* **PROBLEM**
Repeat exactly, please, the lines that begin at the start of the listing and end at the line holding "var yName = 'Error1';".

* **DATA SECTION**
┄┄┄┄┄┄
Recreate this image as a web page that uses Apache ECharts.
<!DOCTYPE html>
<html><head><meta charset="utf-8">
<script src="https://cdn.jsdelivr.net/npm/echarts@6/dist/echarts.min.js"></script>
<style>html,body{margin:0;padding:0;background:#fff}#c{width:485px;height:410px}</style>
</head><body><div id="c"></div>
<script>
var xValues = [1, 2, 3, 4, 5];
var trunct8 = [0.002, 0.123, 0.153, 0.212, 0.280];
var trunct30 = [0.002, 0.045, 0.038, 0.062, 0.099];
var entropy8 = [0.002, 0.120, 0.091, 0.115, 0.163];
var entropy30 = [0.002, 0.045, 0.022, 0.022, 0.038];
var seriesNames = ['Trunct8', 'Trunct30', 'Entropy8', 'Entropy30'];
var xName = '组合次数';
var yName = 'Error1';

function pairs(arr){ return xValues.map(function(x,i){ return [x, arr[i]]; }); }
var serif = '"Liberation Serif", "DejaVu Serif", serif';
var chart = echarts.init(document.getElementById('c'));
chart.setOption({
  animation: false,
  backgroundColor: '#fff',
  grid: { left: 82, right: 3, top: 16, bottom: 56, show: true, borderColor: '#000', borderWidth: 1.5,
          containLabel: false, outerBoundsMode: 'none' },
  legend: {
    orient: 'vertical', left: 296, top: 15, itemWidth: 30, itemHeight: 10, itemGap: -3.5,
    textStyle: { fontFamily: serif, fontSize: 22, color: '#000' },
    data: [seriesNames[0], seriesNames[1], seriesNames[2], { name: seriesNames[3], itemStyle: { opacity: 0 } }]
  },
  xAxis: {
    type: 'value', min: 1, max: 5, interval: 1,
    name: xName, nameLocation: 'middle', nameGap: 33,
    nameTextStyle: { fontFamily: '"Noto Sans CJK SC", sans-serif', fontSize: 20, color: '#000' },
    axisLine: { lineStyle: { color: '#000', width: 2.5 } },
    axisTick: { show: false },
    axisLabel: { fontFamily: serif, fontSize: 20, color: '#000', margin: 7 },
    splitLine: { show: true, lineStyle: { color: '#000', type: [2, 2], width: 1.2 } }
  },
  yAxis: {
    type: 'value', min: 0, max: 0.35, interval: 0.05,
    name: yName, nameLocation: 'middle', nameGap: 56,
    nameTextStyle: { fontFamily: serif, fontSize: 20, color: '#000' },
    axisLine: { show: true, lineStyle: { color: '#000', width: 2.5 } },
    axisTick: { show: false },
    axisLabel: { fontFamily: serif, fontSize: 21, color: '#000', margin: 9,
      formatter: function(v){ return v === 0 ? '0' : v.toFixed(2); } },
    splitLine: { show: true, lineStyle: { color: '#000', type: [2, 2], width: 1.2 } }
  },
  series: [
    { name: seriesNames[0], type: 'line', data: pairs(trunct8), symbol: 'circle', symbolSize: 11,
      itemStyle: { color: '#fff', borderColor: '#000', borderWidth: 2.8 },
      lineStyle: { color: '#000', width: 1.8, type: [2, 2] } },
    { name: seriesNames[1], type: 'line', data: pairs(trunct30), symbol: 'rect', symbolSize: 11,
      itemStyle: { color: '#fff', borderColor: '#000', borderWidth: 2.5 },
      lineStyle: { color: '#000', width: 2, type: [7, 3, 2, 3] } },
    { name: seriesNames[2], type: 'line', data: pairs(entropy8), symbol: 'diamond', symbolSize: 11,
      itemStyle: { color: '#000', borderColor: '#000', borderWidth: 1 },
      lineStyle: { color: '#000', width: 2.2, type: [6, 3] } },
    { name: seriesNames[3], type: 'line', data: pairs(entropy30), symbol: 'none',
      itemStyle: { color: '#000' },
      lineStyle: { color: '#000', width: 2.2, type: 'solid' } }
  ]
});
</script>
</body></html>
┄┄┄┄┄┄
* **SOLUTION TO THIS TASK**
Recreate this image as a web page that uses Apache ECharts.
<!DOCTYPE html>
<html><head><meta charset="utf-8">
<script src="https://cdn.jsdelivr.net/npm/echarts@6/dist/echarts.min.js"></script>
<style>html,body{margin:0;padding:0;background:#fff}#c{width:485px;height:410px}</style>
</head><body><div id="c"></div>
<script>
var xValues = [1, 2, 3, 4, 5];
var trunct8 = [0.002, 0.123, 0.153, 0.212, 0.280];
var trunct30 = [0.002, 0.045, 0.038, 0.062, 0.099];
var entropy8 = [0.002, 0.120, 0.091, 0.115, 0.163];
var entropy30 = [0.002, 0.045, 0.022, 0.022, 0.038];
var seriesNames = ['Trunct8', 'Trunct30', 'Entropy8', 'Entropy30'];
var xName = '组合次数';
var yName = 'Error1';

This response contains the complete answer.